- **WHAT IS BEING ASKED**: Take the material below and write it all out again exactly.

- **PROVIDED DATA**:
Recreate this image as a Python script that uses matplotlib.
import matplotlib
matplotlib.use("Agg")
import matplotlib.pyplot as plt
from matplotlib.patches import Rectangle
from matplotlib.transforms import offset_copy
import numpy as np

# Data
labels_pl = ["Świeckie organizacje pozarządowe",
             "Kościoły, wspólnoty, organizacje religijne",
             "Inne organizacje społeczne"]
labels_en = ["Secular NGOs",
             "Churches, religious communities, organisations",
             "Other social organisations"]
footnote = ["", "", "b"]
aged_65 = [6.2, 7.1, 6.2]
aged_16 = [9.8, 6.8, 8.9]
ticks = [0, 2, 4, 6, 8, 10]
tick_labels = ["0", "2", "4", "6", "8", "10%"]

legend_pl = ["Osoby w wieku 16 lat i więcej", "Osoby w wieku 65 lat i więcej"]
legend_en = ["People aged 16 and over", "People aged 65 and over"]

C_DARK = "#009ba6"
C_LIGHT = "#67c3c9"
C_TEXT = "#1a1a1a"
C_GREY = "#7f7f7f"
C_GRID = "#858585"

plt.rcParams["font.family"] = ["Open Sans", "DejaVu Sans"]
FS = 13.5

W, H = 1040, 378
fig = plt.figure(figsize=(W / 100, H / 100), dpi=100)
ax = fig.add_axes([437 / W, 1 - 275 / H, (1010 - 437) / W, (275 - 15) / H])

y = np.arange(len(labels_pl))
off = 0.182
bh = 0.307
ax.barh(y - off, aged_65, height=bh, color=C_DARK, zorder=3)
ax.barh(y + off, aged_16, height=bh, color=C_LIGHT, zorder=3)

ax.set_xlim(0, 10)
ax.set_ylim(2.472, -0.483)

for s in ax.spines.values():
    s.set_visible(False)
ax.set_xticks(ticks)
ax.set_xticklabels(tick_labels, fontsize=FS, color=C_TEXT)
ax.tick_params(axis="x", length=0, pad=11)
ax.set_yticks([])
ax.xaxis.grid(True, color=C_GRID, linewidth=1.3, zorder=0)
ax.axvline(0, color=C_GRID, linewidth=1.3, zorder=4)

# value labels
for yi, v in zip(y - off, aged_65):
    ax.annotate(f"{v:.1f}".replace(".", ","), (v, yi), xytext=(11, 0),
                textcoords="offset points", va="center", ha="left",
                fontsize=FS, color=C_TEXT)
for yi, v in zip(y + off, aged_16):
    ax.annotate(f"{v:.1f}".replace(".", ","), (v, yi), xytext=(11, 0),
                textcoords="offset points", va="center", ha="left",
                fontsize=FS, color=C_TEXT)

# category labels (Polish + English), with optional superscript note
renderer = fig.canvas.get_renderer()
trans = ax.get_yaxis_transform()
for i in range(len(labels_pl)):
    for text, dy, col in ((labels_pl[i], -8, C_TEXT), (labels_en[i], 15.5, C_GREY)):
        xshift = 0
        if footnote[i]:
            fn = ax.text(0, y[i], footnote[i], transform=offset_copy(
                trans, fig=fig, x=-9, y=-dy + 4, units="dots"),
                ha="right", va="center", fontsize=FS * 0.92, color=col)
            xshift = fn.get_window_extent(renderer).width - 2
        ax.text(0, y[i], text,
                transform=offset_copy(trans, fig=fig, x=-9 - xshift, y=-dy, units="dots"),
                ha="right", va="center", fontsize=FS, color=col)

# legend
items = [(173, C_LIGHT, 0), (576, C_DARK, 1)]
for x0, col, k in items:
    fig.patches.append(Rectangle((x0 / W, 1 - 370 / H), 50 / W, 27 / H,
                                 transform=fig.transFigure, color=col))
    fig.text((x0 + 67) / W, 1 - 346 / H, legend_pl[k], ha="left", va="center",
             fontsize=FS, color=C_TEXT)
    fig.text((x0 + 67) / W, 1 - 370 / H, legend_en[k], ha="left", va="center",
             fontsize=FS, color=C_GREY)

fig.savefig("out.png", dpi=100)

- **EXERCISE SOLUTION**:
Recreate this image as a Python script that uses matplotlib.
import matplotlib
matplotlib.use("Agg")
import matplotlib.pyplot as plt
from matplotlib.patches import Rectangle
from matplotlib.transforms import offset_copy
import numpy as np

# Data
labels_pl = ["Świeckie organizacje pozarządowe",
             "Kościoły, wspólnoty, organizacje religijne",
             "Inne organizacje społeczne"]
labels_en = ["Secular NGOs",
             "Churches, religious communities, organisations",
             "Other social organisations"]
footnote = ["", "", "b"]
aged_65 = [6.2, 7.1, 6.2]
aged_16 = [9.8, 6.8, 8.9]
ticks = [0, 2, 4, 6, 8, 10]
tick_labels = ["0", "2", "4", "6", "8", "10%"]

legend_pl = ["Osoby w wieku 16 lat i więcej", "Osoby w wieku 65 lat i więcej"]
legend_en = ["People aged 16 and over", "People aged 65 and over"]

C_DARK = "#009ba6"
C_LIGHT = "#67c3c9"
C_TEXT = "#1a1a1a"
C_GREY = "#7f7f7f"
C_GRID = "#858585"

plt.rcParams["font.family"] = ["Open Sans", "DejaVu Sans"]
FS = 13.5

W, H = 1040, 378
fig = plt.figure(figsize=(W / 100, H / 100), dpi=100)
ax = fig.add_axes([437 / W, 1 - 275 / H, (1010 - 437) / W, (275 - 15) / H])

y = np.arange(len(labels_pl))
off = 0.182
bh = 0.307
ax.barh(y - off, aged_65, height=bh, color=C_DARK, zorder=3)
ax.barh(y + off, aged_16, height=bh, color=C_LIGHT, zorder=3)

ax.set_xlim(0, 10)
ax.set_ylim(2.472, -0.483)

for s in ax.spines.values():
    s.set_visible(False)
ax.set_xticks(ticks)
ax.set_xticklabels(tick_labels, fontsize=FS, color=C_TEXT)
ax.tick_params(axis="x", length=0, pad=11)
ax.set_yticks([])
ax.xaxis.grid(True, color=C_GRID, linewidth=1.3, zorder=0)
ax.axvline(0, color=C_GRID, linewidth=1.3, zorder=4)

# value labels
for yi, v in zip(y - off, aged_65):
    ax.annotate(f"{v:.1f}".replace(".", ","), (v, yi), xytext=(11, 0),
                textcoords="offset points", va="center", ha="left",
                fontsize=FS, color=C_TEXT)
for yi, v in zip(y + off, aged_16):
    ax.annotate(f"{v:.1f}".replace(".", ","), (v, yi), xytext=(11, 0),
                textcoords="offset points", va="center", ha="left",
                fontsize=FS, color=C_TEXT)

# category labels (Polish + English), with optional superscript note
renderer = fig.canvas.get_renderer()
trans = ax.get_yaxis_transform()
for i in range(len(labels_pl)):
    for text, dy, col in ((labels_pl[i], -8, C_TEXT), (labels_en[i], 15.5, C_GREY)):
        xshift = 0
        if footnote[i]:
            fn = ax.text(0, y[i], footnote[i], transform=offset_copy(
                trans, fig=fig, x=-9, y=-dy + 4, units="dots"),
                ha="right", va="center", fontsize=FS * 0.92, color=col)
            xshift = fn.get_window_extent(renderer).width - 2
        ax.text(0, y[i], text,
                transform=offset_copy(trans, fig=fig, x=-9 - xshift, y=-dy, units="dots"),
                ha="right", va="center", fontsize=FS, color=col)

# legend
items = [(173, C_LIGHT, 0), (576, C_DARK, 1)]
for x0, col, k in items:
    fig.patches.append(Rectangle((x0 / W, 1 - 370 / H), 50 / W, 27 / H,
                                 transform=fig.transFigure, color=col))
    fig.text((x0 + 67) / W, 1 - 346 / H, legend_pl[k], ha="left", va="center",
             fontsize=FS, color=C_TEXT)
    fig.text((x0 + 67) / W, 1 - 370 / H, legend_en[k], ha="left", va="center",
             fontsize=FS, color=C_GREY)

fig.savefig("out.png", dpi=100)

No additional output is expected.